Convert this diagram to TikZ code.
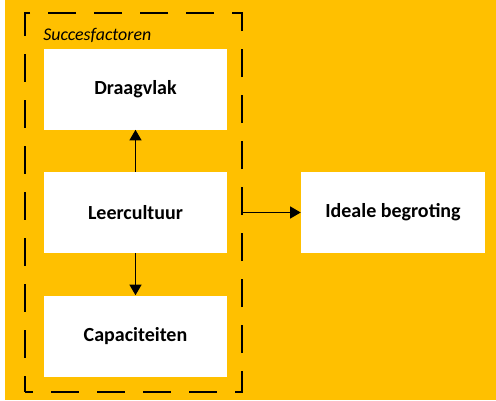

* * *

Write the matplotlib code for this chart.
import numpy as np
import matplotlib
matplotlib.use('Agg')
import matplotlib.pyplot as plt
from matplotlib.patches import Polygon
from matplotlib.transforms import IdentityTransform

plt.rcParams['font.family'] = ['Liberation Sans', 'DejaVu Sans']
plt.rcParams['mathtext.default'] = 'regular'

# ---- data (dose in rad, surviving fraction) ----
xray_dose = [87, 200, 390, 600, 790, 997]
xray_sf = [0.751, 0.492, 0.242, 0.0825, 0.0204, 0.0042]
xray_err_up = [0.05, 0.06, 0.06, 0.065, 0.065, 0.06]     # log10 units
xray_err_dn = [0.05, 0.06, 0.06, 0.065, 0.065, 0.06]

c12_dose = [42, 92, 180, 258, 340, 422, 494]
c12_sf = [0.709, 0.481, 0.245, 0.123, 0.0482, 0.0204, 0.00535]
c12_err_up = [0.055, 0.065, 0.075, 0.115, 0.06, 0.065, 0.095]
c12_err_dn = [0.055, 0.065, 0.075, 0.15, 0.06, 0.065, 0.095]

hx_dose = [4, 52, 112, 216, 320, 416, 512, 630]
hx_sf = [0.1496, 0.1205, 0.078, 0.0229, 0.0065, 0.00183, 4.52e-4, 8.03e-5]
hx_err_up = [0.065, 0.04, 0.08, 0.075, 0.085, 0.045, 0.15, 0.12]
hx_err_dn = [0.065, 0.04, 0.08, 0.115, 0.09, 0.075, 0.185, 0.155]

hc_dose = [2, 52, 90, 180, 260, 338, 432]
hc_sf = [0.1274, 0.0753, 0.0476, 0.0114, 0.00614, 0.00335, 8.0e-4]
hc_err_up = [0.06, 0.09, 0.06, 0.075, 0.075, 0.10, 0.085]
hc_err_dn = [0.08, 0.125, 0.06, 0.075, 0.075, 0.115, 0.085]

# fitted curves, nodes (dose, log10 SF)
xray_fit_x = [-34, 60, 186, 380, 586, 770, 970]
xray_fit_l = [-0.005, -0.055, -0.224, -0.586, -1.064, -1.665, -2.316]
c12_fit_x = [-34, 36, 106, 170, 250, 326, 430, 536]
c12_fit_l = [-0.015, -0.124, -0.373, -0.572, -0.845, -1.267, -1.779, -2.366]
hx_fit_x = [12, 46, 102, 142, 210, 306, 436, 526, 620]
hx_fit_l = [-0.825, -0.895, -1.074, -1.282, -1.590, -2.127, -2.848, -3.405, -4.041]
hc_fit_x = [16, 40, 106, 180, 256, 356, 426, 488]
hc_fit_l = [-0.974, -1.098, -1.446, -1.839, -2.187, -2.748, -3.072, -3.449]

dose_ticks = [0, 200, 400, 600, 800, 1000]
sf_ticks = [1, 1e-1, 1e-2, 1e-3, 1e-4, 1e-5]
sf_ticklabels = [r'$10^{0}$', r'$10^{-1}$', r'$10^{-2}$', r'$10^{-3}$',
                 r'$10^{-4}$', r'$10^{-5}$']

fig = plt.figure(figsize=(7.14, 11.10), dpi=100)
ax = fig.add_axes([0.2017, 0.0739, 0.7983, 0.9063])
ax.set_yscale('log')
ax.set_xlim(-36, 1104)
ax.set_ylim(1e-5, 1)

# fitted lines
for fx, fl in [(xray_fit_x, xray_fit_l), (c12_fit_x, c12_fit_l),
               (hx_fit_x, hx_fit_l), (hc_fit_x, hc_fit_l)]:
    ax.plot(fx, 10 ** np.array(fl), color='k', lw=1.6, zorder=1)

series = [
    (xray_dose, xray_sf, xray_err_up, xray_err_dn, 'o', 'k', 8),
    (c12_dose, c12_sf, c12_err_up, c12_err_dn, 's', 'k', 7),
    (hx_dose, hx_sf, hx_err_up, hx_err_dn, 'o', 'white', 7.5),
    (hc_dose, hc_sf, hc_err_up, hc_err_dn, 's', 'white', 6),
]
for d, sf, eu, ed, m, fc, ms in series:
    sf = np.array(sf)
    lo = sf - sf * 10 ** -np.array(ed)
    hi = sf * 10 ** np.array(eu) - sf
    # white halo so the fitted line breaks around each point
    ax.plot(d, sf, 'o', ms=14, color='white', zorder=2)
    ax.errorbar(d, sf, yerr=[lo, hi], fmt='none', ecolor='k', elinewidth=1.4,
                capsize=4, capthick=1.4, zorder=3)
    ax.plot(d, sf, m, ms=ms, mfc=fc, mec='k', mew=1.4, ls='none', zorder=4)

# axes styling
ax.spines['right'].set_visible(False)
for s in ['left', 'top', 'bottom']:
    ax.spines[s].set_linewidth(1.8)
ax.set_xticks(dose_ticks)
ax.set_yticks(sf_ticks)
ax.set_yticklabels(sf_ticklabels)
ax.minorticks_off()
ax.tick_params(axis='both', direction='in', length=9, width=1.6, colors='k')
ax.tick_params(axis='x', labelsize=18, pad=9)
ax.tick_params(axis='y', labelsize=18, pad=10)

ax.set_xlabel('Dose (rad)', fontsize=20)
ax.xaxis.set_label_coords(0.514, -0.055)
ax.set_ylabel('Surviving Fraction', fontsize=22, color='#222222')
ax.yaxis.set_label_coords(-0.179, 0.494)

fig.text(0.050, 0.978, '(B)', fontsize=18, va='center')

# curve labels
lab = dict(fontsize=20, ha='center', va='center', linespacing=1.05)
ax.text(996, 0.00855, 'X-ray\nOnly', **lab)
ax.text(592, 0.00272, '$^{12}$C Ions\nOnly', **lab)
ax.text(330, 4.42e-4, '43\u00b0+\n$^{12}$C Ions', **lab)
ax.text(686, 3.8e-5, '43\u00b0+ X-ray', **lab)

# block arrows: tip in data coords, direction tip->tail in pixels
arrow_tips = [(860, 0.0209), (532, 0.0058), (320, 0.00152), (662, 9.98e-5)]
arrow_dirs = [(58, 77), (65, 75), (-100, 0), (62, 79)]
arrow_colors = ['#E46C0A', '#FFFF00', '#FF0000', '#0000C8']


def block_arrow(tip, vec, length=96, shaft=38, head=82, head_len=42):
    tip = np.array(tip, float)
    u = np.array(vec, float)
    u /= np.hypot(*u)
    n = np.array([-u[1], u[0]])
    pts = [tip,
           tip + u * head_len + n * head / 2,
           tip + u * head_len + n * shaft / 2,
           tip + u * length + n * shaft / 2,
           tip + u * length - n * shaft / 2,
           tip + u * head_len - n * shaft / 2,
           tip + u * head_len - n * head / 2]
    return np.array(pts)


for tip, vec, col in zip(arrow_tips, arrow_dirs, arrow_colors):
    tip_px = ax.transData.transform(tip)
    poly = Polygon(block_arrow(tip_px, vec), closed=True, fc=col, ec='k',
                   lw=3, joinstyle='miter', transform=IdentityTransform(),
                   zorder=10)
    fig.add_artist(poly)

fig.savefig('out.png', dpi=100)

**Description of the task**
Reproduce exactly the lines from the line with "Write the matplotlib code for this chart." to the line with "hc_err_dn = [0.08, 0.125, 0.06, 0.075, 0.075, 0.115, 0.085]", both end lines included.

**Solution**
Write the matplotlib code for this chart.
import numpy as np
import matplotlib
matplotlib.use('Agg')
import matplotlib.pyplot as plt
from matplotlib.patches import Polygon
from matplotlib.transforms import IdentityTransform

plt.rcParams['font.family'] = ['Liberation Sans', 'DejaVu Sans']
plt.rcParams['mathtext.default'] = 'regular'

# ---- data (dose in rad, surviving fraction) ----
xray_dose = [87, 200, 390, 600, 790, 997]
xray_sf = [0.751, 0.492, 0.242, 0.0825, 0.0204, 0.0042]
xray_err_up = [0.05, 0.06, 0.06, 0.065, 0.065, 0.06]     # log10 units
xray_err_dn = [0.05, 0.06, 0.06, 0.065, 0.065, 0.06]

c12_dose = [42, 92, 180, 258, 340, 422, 494]
c12_sf = [0.709, 0.481, 0.245, 0.123, 0.0482, 0.0204, 0.00535]
c12_err_up = [0.055, 0.065, 0.075, 0.115, 0.06, 0.065, 0.095]
c12_err_dn = [0.055, 0.065, 0.075, 0.15, 0.06, 0.065, 0.095]

hx_dose = [4, 52, 112, 216, 320, 416, 512, 630]
hx_sf = [0.1496, 0.1205, 0.078, 0.0229, 0.0065, 0.00183, 4.52e-4, 8.03e-5]
hx_err_up = [0.065, 0.04, 0.08, 0.075, 0.085, 0.045, 0.15, 0.12]
hx_err_dn = [0.065, 0.04, 0.08, 0.115, 0.09, 0.075, 0.185, 0.155]

hc_dose = [2, 52, 90, 180, 260, 338, 432]
hc_sf = [0.1274, 0.0753, 0.0476, 0.0114, 0.00614, 0.00335, 8.0e-4]
hc_err_up = [0.06, 0.09, 0.06, 0.075, 0.075, 0.10, 0.085]
hc_err_dn = [0.08, 0.125, 0.06, 0.075, 0.075, 0.115, 0.085]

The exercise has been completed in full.